Short answer: intentional reflection. The hamster wheel never stops. It goes and goes and goes and goes…and all of a sudden, you’re somewhere you never wanted to be or thought you’d be, and you don’t even know how you got there. Even just creating a habit of taking ten minutes a couple of times a week to reflect on where you are can make a HUGE difference in creating an intentional focus on how you live your life.
And write it down. On paper. I get it – some people don’t think they’re “journalers,” but it’s been proven that our brain thinks differently when we’re actually writing down our thoughts versus just pondering or typing on a screen.
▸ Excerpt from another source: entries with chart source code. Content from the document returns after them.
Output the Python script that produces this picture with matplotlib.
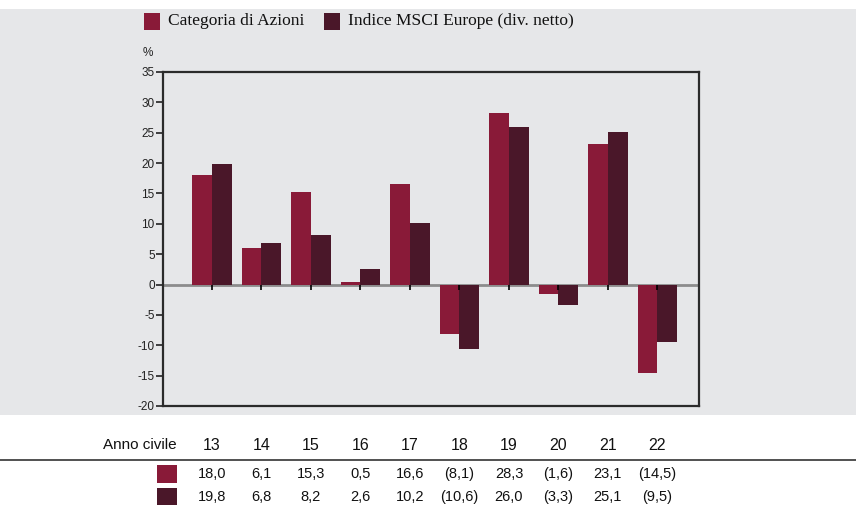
import numpy as np
import matplotlib.pyplot as plt
from matplotlib.patches import Rectangle

# ---------------- data ----------------
years = ["13", "14", "15", "16", "17", "18", "19", "20", "21", "22"]
categoria = [18.0, 6.1, 15.3, 0.5, 16.6, -8.1, 28.3, -1.6, 23.1, -14.5]
msci = [19.8, 6.8, 8.2, 2.6, 10.2, -10.6, 26.0, -3.3, 25.1, -9.5]
series_names = ["Categoria di Azioni", "Indice MSCI Europe (div. netto)"]
yticks = list(range(-20, 36, 5))

c1 = "#891a38"
c2 = "#4a1729"
bg = "#e6e7e9"
sans = ["Liberation Sans", "DejaVu Sans"]
serif = ["Liberation Serif", "DejaVu Serif"]


def fmt(v):
    s = f"{abs(v):.1f}".replace(".", ",")
    return f"({s})" if v < 0 else s


fig = plt.figure(figsize=(8.56, 5.05), dpi=100)
fig.patch.set_facecolor("white")
# grey band behind chart
fig.patches.append(Rectangle((0, 1 - 415 / 505), 1, (415 - 9) / 505,
                             transform=fig.transFigure, facecolor=bg,
                             edgecolor="none", zorder=-5))

ax = fig.add_axes([163 / 856, 1 - 406 / 505, 536 / 856, 334 / 505])
ax.set_facecolor(bg)
x = np.arange(len(years))
w = 0.4
ax.axhline(0, color="#8c8c8c", lw=2, zorder=1)
ax.bar(x - w / 2, categoria, w, color=c1, zorder=2)
ax.bar(x + w / 2, msci, w, color=c2, zorder=2)
ax.vlines(x, -0.9, 0, color="black", lw=1.2, zorder=3)

ax.set_xlim(-0.99, 9.84)
ax.set_ylim(-20, 35)
ax.set_xticks([])
ax.set_yticks(yticks)
ax.set_yticklabels([str(t) for t in yticks], family=sans, fontsize=8.5, color="#222222")
ax.tick_params(axis="y", length=5, width=1.2, pad=1, color="#222222")
for s in ax.spines.values():
    s.set_color("#2b2b2b")
    s.set_linewidth(1.6)

fig.text(143 / 856, 1 - 53 / 505, "%", family=sans, fontsize=8.5, ha="left",
         va="center", color="#222222")

# legend
for name, col, px in zip(series_names, [c1, c2], [144, 324]):
    fig.patches.append(Rectangle((px / 856, 1 - 30 / 505), 16 / 856, 17 / 505,
                                 transform=fig.transFigure, facecolor=col,
                                 edgecolor="none", zorder=2))
    fig.text((px + 24) / 856, 1 - 21 / 505, name, family=serif, fontsize=12.5,
             ha="left", va="center", color="#111111")

# table below
ax_fx = lambda xv: ax.transData.transform((xv, 0))[0] / fig.dpi / fig.get_figwidth()
fig.text(177 / 856, 1 - 445 / 505, "Anno civile", family=sans, fontsize=11,
         ha="right", va="center", color="#111111")
for i, yr in enumerate(years):
    fig.text(ax_fx(x[i]), 1 - 445 / 505, yr, family=sans, fontsize=11.5,
             ha="center", va="center", color="#111111")
fig.add_artist(plt.Line2D([0, 1], [1 - 460 / 505] * 2, color="#333333", lw=1.2))
for vals, col, py in zip([categoria, msci], [c1, c2], [474, 497]):
    fig.patches.append(Rectangle((157 / 856, 1 - (py + 9) / 505), 20 / 856, 18 / 505,
                                 transform=fig.transFigure, facecolor=col,
                                 edgecolor="none", zorder=2))
    for i, v in enumerate(vals):
        fig.text(ax_fx(x[i]), 1 - py / 505, fmt(v), family=sans,
                 fontsize=10.5, ha="center", va="center", color="#111111")

fig.savefig("out.png", dpi=100)
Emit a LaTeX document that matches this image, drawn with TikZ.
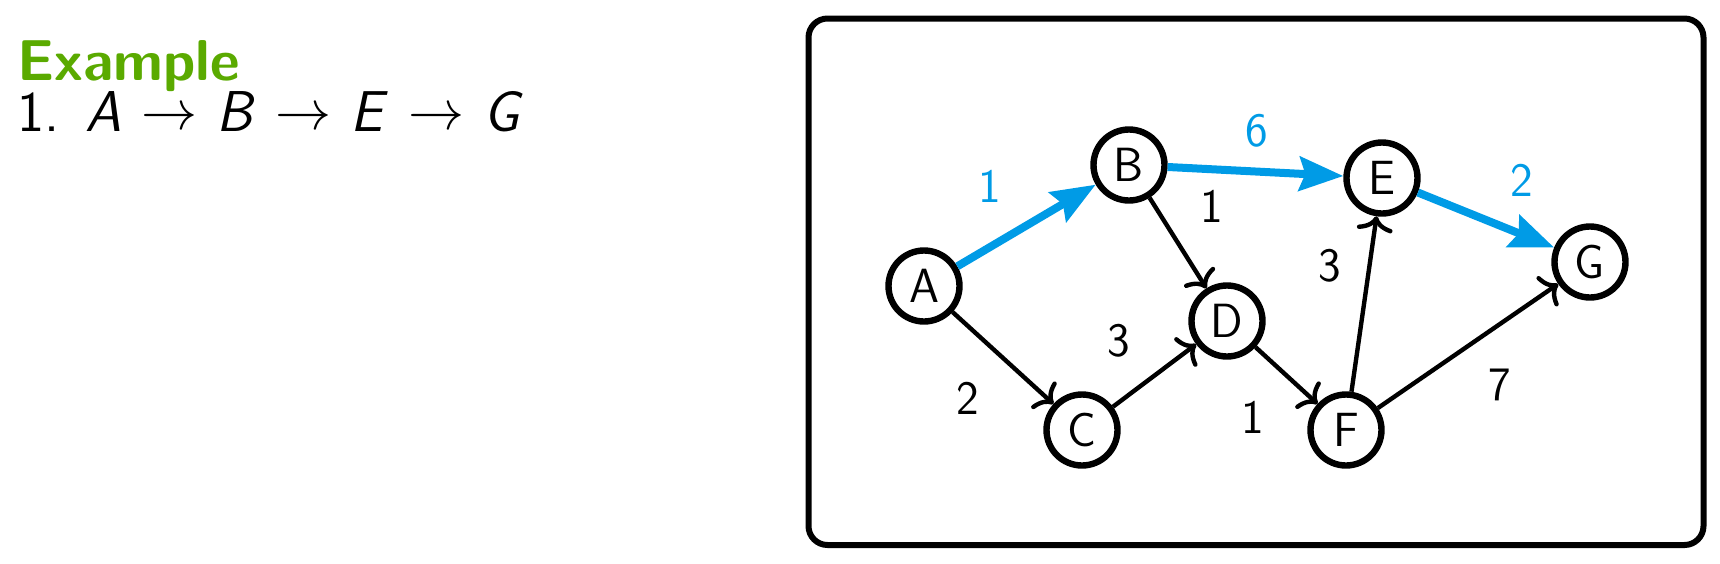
\RequirePackage{fix-cm}
\documentclass[tikz,border=0pt]{standalone}
\usepackage{graphicx}
\usetikzlibrary{arrows.meta}
\definecolor{exgreen}{RGB}{90,170,0}
\definecolor{pathblue}{RGB}{0,155,230}
\newcommand{\pathto}{\/\hspace{10pt}\raisebox{0.6pt}{\resizebox{28pt}{!}{$\rightarrow$}}\hspace{9.5pt}}
\begin{document}
\begin{tikzpicture}[x=0.5pt,y=-0.5pt,
  vertex/.style={circle, draw, line width=3.2pt, minimum size=35.5pt, inner sep=0pt, font=\fontsize{24}{28}\sffamily},
  plain/.style={line width=2.2pt, -{Computer Modern Rightarrow[width=18pt,length=7.5pt]}},
  best/.style={pathblue, line width=4pt, -{Stealth[length=22pt,width=17pt,inset=3pt]}},
  wlabel/.style={font=\fontsize{24}{28}\sffamily, inner sep=0pt},
  bluelabel/.style={wlabel, text=pathblue},
  heading/.style={anchor=base west, inner sep=0pt, font=\fontsize{28.8}{34}\sffamily},
]
\useasboundingbox (0,0) rectangle (1720,563);
% left text
\node[heading, text=exgreen, font=\fontsize{28.8}{34}\sffamily\bfseries] (title) at (17,80) {Example};
\node[heading] (route) at (17,131) {1.\hspace{13pt}\textit{A}\pathto\textit{B}\pathto\textit{E}\pathto\textit{G}};
% frame
\draw[line width=3pt, rounded corners=9.5pt] (808.5,18.5) rectangle (1703.5,545);
% vertices
\node[vertex] (A) at (924,286) {A};
\node[vertex] (B) at (1129,165) {B};
\node[vertex] (C) at (1082,430) {C};
\node[vertex] (D) at (1227,321) {D};
\node[vertex] (E) at (1382,178) {E};
\node[vertex] (F) at (1346,430) {F};
\node[vertex] (G) at (1590,262) {G};
% edges
\draw[best] (A) -- (B);
\draw[best] (B) -- (E);
\draw[best] (E) -- (G);
\draw[plain] (A) -- (C);
\draw[plain] (B) -- (D);
\draw[plain] (C) -- (D);
\draw[plain] (D) -- (F);
\draw[plain] (F) -- (E);
\draw[plain] (F) -- (G);
% weights
\node[bluelabel] (wAB) at (990,186) {1};
\node[bluelabel] (wBE) at (1257,131) {6};
\node[bluelabel] (wEG) at (1522,180) {2};
\node[wlabel] (wAC) at (968,398) {2};
\node[wlabel] (wBD) at (1212,206) {1};
\node[wlabel] (wCD) at (1119,341) {3};
\node[wlabel] (wDF) at (1253,417) {1};
\node[wlabel] (wFE) at (1330,266) {3};
\node[wlabel] (wFG) at (1500,385) {7};
\end{tikzpicture}
\end{document}
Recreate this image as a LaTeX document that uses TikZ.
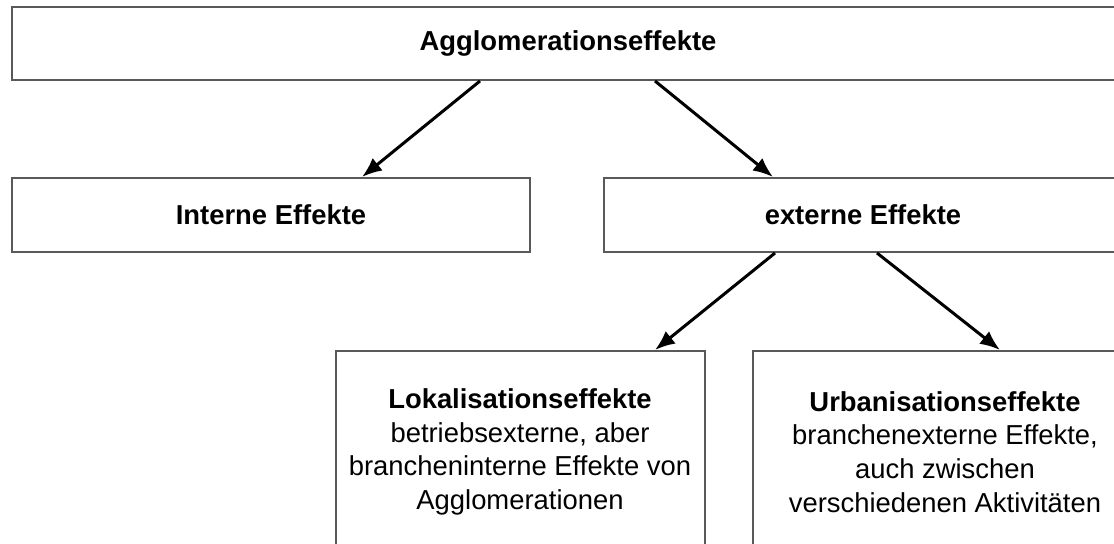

For those of us who feel stuck professionally or personally – where do we start when it can feel overwhelming and lonely? Often, it seems we have a hard time knowing what it is we even need and want.
First, just know you are not alone. I have an entire industry of coaches behind me that can attest to that! Second, start with what you know. We tend to focus on the negative – what we don’t know, what we don’t feel we have enough of or the uncertainty of it all. Make a list of all the things you do know, even if the first thing on the list is “I know I’m stuck.”
It’s a shift from “I don’t know what I want” to “Here’s what I know I don’t want” and “Here’s what I know I’d like it to feel like.” That list of things you do know will often point you in the direction of what you’d like to learn. It shifts the energy from uncertainty and doubt to empowerment and choice. And of course, working with a trained professional coach who can help guide you, support you, and hold you accountable is a great option!
The bottom line is that you can make intentional changes to take back areas of your life you’ve felt you lost. You owe it to yourself to evaluate your needs and wants, put the pen to paper, and start making a plan to get there. The daily grind is not something we want to get in the habit of churning out without taking pause for how we’re feeling and where we’re at with who we want to be, and what we want to be doing.
Our families need us to be happy and fulfilled, and just as importantly, we need that for ourselves too.